Attendance and Participation (20%)

This is a discussion class where your attendance and participation are vital to your success and that of the entire group. If an emergency should arise that makes it impossible for you to attend class, you should notify me immediately by email.

You must explain all absences. Two will not be held against your grade. Any absence beyond those two deducts percentage points directly from your final grade (three for the third, four for the fourth, etc): two latenesses count as one absence. Repeated absences will lead to a formal warning and may end in your being dropped from the class.
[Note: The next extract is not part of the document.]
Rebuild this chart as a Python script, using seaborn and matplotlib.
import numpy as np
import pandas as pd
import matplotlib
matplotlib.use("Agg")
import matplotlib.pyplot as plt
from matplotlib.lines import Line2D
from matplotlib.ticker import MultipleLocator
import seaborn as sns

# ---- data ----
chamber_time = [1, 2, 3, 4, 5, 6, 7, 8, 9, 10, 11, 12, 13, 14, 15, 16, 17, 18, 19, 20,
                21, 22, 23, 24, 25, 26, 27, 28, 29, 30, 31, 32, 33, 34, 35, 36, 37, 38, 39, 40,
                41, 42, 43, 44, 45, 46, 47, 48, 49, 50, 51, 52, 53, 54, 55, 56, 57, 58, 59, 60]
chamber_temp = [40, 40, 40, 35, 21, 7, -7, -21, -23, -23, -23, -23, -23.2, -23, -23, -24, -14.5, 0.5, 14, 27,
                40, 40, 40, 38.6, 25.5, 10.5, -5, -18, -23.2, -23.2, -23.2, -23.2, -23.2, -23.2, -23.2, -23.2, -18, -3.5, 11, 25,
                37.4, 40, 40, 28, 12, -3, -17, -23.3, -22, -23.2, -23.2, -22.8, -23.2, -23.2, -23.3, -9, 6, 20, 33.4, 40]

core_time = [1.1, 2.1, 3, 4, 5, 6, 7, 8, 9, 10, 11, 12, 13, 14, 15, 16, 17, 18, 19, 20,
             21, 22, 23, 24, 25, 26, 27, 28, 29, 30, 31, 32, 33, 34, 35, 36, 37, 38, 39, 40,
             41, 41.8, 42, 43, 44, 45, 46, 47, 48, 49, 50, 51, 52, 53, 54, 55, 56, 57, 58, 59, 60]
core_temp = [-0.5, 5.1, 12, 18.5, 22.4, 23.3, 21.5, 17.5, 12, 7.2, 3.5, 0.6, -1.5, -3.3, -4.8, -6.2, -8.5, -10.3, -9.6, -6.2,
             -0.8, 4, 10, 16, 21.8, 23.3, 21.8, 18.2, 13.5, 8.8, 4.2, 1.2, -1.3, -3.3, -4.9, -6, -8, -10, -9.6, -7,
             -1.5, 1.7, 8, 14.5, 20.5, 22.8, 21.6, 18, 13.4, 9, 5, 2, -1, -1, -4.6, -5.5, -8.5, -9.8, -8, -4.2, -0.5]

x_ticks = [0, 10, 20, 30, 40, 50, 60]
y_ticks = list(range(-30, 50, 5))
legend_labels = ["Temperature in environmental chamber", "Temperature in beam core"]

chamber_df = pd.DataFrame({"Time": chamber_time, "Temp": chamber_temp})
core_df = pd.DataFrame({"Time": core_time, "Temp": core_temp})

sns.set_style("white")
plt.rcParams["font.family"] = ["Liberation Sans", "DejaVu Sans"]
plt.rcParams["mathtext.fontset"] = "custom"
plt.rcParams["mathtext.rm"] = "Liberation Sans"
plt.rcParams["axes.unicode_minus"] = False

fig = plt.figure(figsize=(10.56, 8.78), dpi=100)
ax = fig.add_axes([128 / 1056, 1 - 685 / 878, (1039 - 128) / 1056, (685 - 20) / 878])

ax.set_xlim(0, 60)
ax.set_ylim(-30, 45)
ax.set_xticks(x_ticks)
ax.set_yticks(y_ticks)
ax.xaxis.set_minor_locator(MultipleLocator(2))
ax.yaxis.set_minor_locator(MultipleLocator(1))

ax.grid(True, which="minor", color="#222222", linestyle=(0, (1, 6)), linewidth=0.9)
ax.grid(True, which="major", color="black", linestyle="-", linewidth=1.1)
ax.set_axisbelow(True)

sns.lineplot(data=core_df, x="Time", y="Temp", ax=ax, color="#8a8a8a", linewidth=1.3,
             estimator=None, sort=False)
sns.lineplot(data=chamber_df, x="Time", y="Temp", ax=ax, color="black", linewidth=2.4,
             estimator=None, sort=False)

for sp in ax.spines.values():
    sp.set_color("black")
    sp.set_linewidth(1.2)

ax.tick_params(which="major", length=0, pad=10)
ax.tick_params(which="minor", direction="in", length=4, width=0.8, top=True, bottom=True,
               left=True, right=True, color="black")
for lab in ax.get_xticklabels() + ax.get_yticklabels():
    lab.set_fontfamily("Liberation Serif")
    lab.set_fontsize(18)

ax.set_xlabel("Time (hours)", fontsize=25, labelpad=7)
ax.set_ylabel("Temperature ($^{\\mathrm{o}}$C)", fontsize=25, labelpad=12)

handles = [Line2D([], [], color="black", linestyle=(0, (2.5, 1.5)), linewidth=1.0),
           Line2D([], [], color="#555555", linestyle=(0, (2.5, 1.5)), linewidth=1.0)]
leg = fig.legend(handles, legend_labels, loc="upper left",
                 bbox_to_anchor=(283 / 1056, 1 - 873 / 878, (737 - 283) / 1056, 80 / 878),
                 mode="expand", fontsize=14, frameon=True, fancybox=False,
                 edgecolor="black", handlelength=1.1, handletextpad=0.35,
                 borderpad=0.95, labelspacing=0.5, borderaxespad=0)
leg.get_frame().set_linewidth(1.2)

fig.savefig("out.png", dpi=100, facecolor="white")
If you have a conflict, like a recitation, lab, sports commitment, or job that meets during this class, you should not enroll.

Written Work (70%)

Essays are due at the beginning of class on the day assigned. Each should include a brief statement summarizing the process of writing. Essays must be typed or word-processed, double-spaced, and adequately margined, should include a title, and need to observe the conventions of grammar and spelling.

You will be asked to submit proposals for each essay and to meet with me in conference, as needed, to discuss topics. Each paper should include a bibliography showing familiarity with a variety of secondary texts, both print and online. Your editions of the texts supply a number of useful materials and references. Use MLA Works Cited format for all references.

In-class Report (10%)

At the beginning of the term you will select an author to research and present a 15-minute oral report on to the class. Your presentation should include a print handout for the class containing pertinent biographical or historical context, questions for discussion, and a bibliography including print and online sources using MLA Works Cited form. You should also provide materials in visual or other media.

Grading


ACTIVITIES PERCENTAGES
Attendance and participation 20%
Written work - essays (20%, 30%, 20%) 70%
In-class report 10%

Statement on Plagiarism

Plagiarism attacks the freedom and integrity of thought. It violates the trust on which communication relies. Especially in a class that will depend to some extent on online research, you must know what constitutes plagiarism and avoid it.

The Literature Section has formulated this statement and policy for all plagiarism cases:

Plagiarism—use of another's intellectual work without acknowledgement—is a serious offense. It is the policy of the Literature Faculty that students who plagiarize will receive an F in the subject, and that the instructor will forward the case to the Committee on Discipline. Full acknowledgement for all information obtained from sources outside the classroom must be clearly stated in all written work submitted. All ideas, arguments, and direct phrasings taken from someone else's work must be identified and properly footnoted. Quotations from other sources must be clearly marked as distinct from the student's own work. For further guidance on the proper forms of attribution, consult the style guides available in the MIT Writing and Communication Center and the MIT Web site on Plagiarism.